Task details ▸ Answer with a single number: the count of lines that include the string "this".

Available records ▸
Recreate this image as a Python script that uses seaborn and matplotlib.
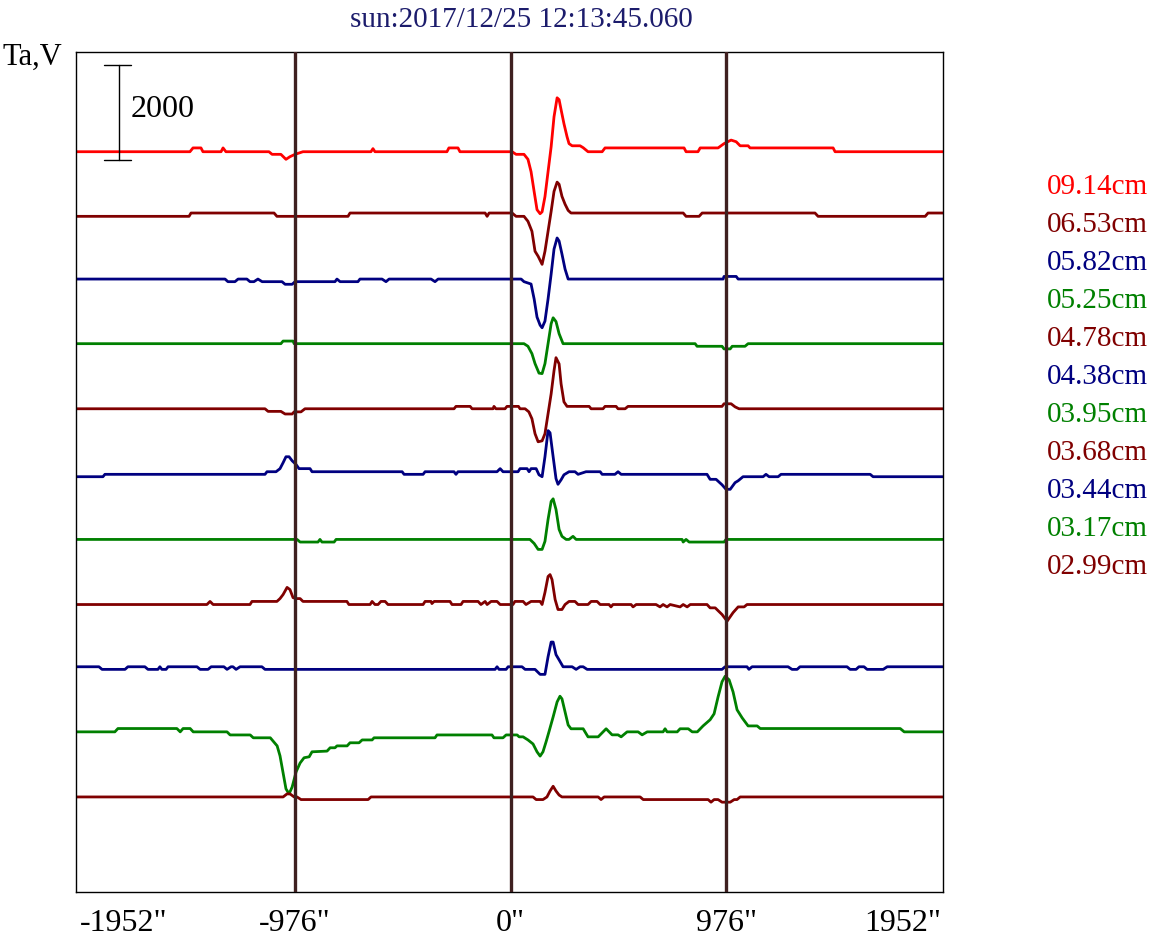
...
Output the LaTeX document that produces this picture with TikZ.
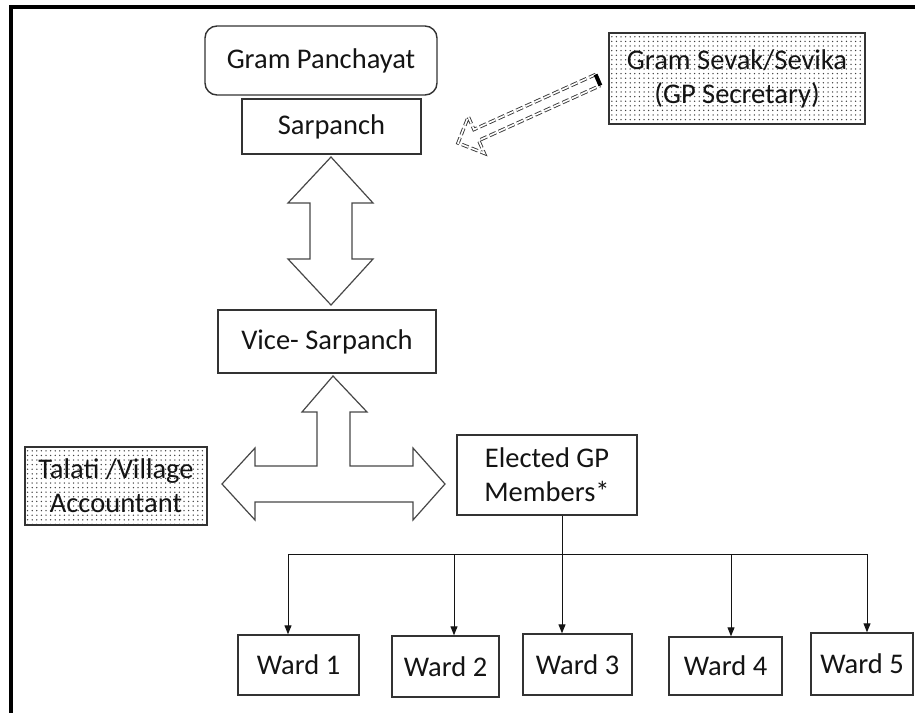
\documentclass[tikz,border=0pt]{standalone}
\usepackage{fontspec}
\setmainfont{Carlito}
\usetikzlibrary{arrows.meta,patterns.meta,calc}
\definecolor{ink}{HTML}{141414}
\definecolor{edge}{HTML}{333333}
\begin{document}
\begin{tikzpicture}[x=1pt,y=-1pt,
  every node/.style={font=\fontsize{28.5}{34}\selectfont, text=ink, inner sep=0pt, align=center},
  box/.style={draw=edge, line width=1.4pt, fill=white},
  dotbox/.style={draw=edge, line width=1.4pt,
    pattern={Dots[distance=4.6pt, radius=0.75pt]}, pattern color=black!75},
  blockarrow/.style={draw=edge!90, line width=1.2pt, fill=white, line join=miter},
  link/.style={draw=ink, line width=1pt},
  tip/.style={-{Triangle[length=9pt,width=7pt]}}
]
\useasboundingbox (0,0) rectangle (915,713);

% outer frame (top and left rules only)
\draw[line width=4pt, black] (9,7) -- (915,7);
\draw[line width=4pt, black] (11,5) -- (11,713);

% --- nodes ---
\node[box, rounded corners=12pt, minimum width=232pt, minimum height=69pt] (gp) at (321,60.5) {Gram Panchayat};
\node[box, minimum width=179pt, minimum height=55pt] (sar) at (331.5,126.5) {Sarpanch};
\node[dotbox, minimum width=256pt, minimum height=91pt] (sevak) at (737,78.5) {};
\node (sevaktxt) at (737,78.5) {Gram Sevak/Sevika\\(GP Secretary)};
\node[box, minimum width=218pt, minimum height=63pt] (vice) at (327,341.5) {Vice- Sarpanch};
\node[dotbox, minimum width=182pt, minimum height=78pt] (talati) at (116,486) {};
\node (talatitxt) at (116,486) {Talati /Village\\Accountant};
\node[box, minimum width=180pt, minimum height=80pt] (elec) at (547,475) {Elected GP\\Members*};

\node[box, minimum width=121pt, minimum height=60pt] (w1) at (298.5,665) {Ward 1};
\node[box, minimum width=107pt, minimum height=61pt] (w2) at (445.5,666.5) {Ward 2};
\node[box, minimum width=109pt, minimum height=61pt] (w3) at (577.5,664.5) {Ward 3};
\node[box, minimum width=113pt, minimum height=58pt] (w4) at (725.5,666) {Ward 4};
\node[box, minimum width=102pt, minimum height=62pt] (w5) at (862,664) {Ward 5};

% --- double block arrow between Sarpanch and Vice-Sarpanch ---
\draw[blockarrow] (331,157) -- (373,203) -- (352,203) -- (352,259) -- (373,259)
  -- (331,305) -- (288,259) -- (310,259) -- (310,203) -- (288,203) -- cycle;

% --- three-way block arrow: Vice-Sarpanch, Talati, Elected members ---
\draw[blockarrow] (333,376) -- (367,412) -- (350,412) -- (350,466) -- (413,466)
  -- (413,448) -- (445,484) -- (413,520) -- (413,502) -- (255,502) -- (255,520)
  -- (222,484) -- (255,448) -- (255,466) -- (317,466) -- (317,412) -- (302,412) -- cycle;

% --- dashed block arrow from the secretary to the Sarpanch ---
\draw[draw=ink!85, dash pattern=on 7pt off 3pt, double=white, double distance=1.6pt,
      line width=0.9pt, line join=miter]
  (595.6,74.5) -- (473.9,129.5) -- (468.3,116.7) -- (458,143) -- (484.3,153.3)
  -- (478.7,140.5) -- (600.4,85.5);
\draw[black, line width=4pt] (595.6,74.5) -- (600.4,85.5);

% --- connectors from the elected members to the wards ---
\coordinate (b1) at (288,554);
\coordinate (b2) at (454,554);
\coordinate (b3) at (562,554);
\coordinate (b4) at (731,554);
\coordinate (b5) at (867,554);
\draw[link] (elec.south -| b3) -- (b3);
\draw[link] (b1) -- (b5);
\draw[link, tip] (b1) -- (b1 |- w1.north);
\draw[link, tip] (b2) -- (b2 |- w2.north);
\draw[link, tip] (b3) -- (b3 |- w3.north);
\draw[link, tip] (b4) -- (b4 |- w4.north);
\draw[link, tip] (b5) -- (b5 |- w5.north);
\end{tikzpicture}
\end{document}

Full solution ▸ 2